begin
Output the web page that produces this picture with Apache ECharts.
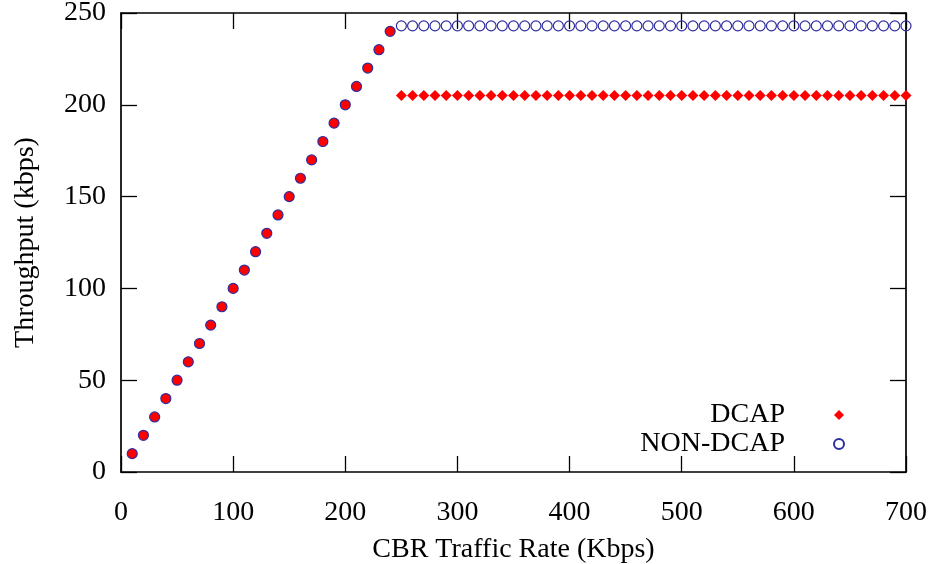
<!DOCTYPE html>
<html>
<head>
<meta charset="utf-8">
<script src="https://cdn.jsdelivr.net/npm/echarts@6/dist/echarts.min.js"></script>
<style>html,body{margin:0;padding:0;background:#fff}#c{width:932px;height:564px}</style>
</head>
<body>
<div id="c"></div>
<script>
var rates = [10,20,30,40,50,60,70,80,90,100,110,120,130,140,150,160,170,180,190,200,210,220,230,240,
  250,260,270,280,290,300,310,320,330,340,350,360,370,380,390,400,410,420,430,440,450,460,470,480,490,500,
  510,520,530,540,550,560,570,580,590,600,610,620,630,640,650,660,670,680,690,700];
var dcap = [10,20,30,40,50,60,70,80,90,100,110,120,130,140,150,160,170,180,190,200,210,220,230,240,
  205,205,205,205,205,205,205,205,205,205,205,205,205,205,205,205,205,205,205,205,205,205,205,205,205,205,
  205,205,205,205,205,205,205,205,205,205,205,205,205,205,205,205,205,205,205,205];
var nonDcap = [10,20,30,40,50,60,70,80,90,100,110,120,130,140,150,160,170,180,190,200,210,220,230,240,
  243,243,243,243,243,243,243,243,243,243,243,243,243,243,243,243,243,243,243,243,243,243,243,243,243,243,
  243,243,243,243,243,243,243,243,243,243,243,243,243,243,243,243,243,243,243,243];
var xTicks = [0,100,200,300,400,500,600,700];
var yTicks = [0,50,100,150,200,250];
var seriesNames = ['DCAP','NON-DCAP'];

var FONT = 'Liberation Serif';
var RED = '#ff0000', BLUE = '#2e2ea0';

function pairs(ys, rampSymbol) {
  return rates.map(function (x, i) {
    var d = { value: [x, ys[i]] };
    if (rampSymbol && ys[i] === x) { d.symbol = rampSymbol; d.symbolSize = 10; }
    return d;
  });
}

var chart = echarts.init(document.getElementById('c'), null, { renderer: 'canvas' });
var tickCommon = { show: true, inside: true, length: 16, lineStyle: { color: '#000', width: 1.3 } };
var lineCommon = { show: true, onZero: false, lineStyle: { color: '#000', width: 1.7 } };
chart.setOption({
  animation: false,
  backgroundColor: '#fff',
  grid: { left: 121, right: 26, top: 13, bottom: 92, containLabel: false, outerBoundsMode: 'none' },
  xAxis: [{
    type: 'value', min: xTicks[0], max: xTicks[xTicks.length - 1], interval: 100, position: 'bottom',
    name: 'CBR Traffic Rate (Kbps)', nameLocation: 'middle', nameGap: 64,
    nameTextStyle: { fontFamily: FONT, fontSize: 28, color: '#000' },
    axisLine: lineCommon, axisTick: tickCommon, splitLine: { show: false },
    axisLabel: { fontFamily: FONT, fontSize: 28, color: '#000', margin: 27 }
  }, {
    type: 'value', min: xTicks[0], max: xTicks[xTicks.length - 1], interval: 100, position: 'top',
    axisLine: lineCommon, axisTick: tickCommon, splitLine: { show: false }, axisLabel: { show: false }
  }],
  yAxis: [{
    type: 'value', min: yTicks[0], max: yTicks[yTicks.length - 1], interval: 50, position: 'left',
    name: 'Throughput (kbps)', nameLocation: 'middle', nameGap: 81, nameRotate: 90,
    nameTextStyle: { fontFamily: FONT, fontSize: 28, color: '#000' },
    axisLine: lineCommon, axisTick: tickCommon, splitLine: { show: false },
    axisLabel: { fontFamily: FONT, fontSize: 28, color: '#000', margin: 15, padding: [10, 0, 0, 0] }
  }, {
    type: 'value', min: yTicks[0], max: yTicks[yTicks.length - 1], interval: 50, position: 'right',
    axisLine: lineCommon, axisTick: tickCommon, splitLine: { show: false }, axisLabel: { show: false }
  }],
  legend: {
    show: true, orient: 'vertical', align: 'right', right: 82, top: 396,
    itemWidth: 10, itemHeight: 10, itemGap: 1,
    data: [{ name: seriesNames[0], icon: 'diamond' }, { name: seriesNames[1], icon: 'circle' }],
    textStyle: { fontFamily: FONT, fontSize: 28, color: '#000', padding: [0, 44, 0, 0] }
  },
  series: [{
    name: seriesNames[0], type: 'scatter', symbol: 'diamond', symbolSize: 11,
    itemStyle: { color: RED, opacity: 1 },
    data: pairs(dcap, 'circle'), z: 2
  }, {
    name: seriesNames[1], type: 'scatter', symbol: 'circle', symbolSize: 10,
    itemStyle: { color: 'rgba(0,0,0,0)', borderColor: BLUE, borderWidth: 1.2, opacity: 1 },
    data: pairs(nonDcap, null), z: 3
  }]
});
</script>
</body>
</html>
end
YOUR TASK: From start to finish, output the listing exactly, but omit its pictures.

TASK RESPONSE:
Output the web page that produces this picture with Apache ECharts.
<!DOCTYPE html>
<html>
<head>
<meta charset="utf-8">
<script src="https://cdn.jsdelivr.net/npm/echarts@6/dist/echarts.min.js"></script>
<style>html,body{margin:0;padding:0;background:#fff}#c{width:932px;height:564px}</style>
</head>
<body>
<div id="c"></div>
<script>
var rates = [10,20,30,40,50,60,70,80,90,100,110,120,130,140,150,160,170,180,190,200,210,220,230,240,
  250,260,270,280,290,300,310,320,330,340,350,360,370,380,390,400,410,420,430,440,450,460,470,480,490,500,
  510,520,530,540,550,560,570,580,590,600,610,620,630,640,650,660,670,680,690,700];
var dcap = [10,20,30,40,50,60,70,80,90,100,110,120,130,140,150,160,170,180,190,200,210,220,230,240,
  205,205,205,205,205,205,205,205,205,205,205,205,205,205,205,205,205,205,205,205,205,205,205,205,205,205,
  205,205,205,205,205,205,205,205,205,205,205,205,205,205,205,205,205,205,205,205];
var nonDcap = [10,20,30,40,50,60,70,80,90,100,110,120,130,140,150,160,170,180,190,200,210,220,230,240,
  243,243,243,243,243,243,243,243,243,243,243,243,243,243,243,243,243,243,243,243,243,243,243,243,243,243,
  243,243,243,243,243,243,243,243,243,243,243,243,243,243,243,243,243,243,243,243];
var xTicks = [0,100,200,300,400,500,600,700];
var yTicks = [0,50,100,150,200,250];
var seriesNames = ['DCAP','NON-DCAP'];

var FONT = 'Liberation Serif';
var RED = '#ff0000', BLUE = '#2e2ea0';

function pairs(ys, rampSymbol) {
  return rates.map(function (x, i) {
    var d = { value: [x, ys[i]] };
    if (rampSymbol && ys[i] === x) { d.symbol = rampSymbol; d.symbolSize = 10; }
    return d;
  });
}

var chart = echarts.init(document.getElementById('c'), null, { renderer: 'canvas' });
var tickCommon = { show: true, inside: true, length: 16, lineStyle: { color: '#000', width: 1.3 } };
var lineCommon = { show: true, onZero: false, lineStyle: { color: '#000', width: 1.7 } };
chart.setOption({
  animation: false,
  backgroundColor: '#fff',
  grid: { left: 121, right: 26, top: 13, bottom: 92, containLabel: false, outerBoundsMode: 'none' },
  xAxis: [{
    type: 'value', min: xTicks[0], max: xTicks[xTicks.length - 1], interval: 100, position: 'bottom',
    name: 'CBR Traffic Rate (Kbps)', nameLocation: 'middle', nameGap: 64,
    nameTextStyle: { fontFamily: FONT, fontSize: 28, color: '#000' },
    axisLine: lineCommon, axisTick: tickCommon, splitLine: { show: false },
    axisLabel: { fontFamily: FONT, fontSize: 28, color: '#000', margin: 27 }
  }, {
    type: 'value', min: xTicks[0], max: xTicks[xTicks.length - 1], interval: 100, position: 'top',
    axisLine: lineCommon, axisTick: tickCommon, splitLine: { show: false }, axisLabel: { show: false }
  }],
  yAxis: [{
    type: 'value', min: yTicks[0], max: yTicks[yTicks.length - 1], interval: 50, position: 'left',
    name: 'Throughput (kbps)', nameLocation: 'middle', nameGap: 81, nameRotate: 90,
    nameTextStyle: { fontFamily: FONT, fontSize: 28, color: '#000' },
    axisLine: lineCommon, axisTick: tickCommon, splitLine: { show: false },
    axisLabel: { fontFamily: FONT, fontSize: 28, color: '#000', margin: 15, padding: [10, 0, 0, 0] }
  }, {
    type: 'value', min: yTicks[0], max: yTicks[yTicks.length - 1], interval: 50, position: 'right',
    axisLine: lineCommon, axisTick: tickCommon, splitLine: { show: false }, axisLabel: { show: false }
  }],
  legend: {
    show: true, orient: 'vertical', align: 'right', right: 82, top: 396,
    itemWidth: 10, itemHeight: 10, itemGap: 1,
    data: [{ name: seriesNames[0], icon: 'diamond' }, { name: seriesNames[1], icon: 'circle' }],
    textStyle: { fontFamily: FONT, fontSize: 28, color: '#000', padding: [0, 44, 0, 0] }
  },
  series: [{
    name: seriesNames[0], type: 'scatter', symbol: 'diamond', symbolSize: 11,
    itemStyle: { color: RED, opacity: 1 },
    data: pairs(dcap, 'circle'), z: 2
  }, {
    name: seriesNames[1], type: 'scatter', symbol: 'circle', symbolSize: 10,
    itemStyle: { color: 'rgba(0,0,0,0)', borderColor: BLUE, borderWidth: 1.2, opacity: 1 },
    data: pairs(nonDcap, null), z: 3
  }]
});
</script>
</body>
</html>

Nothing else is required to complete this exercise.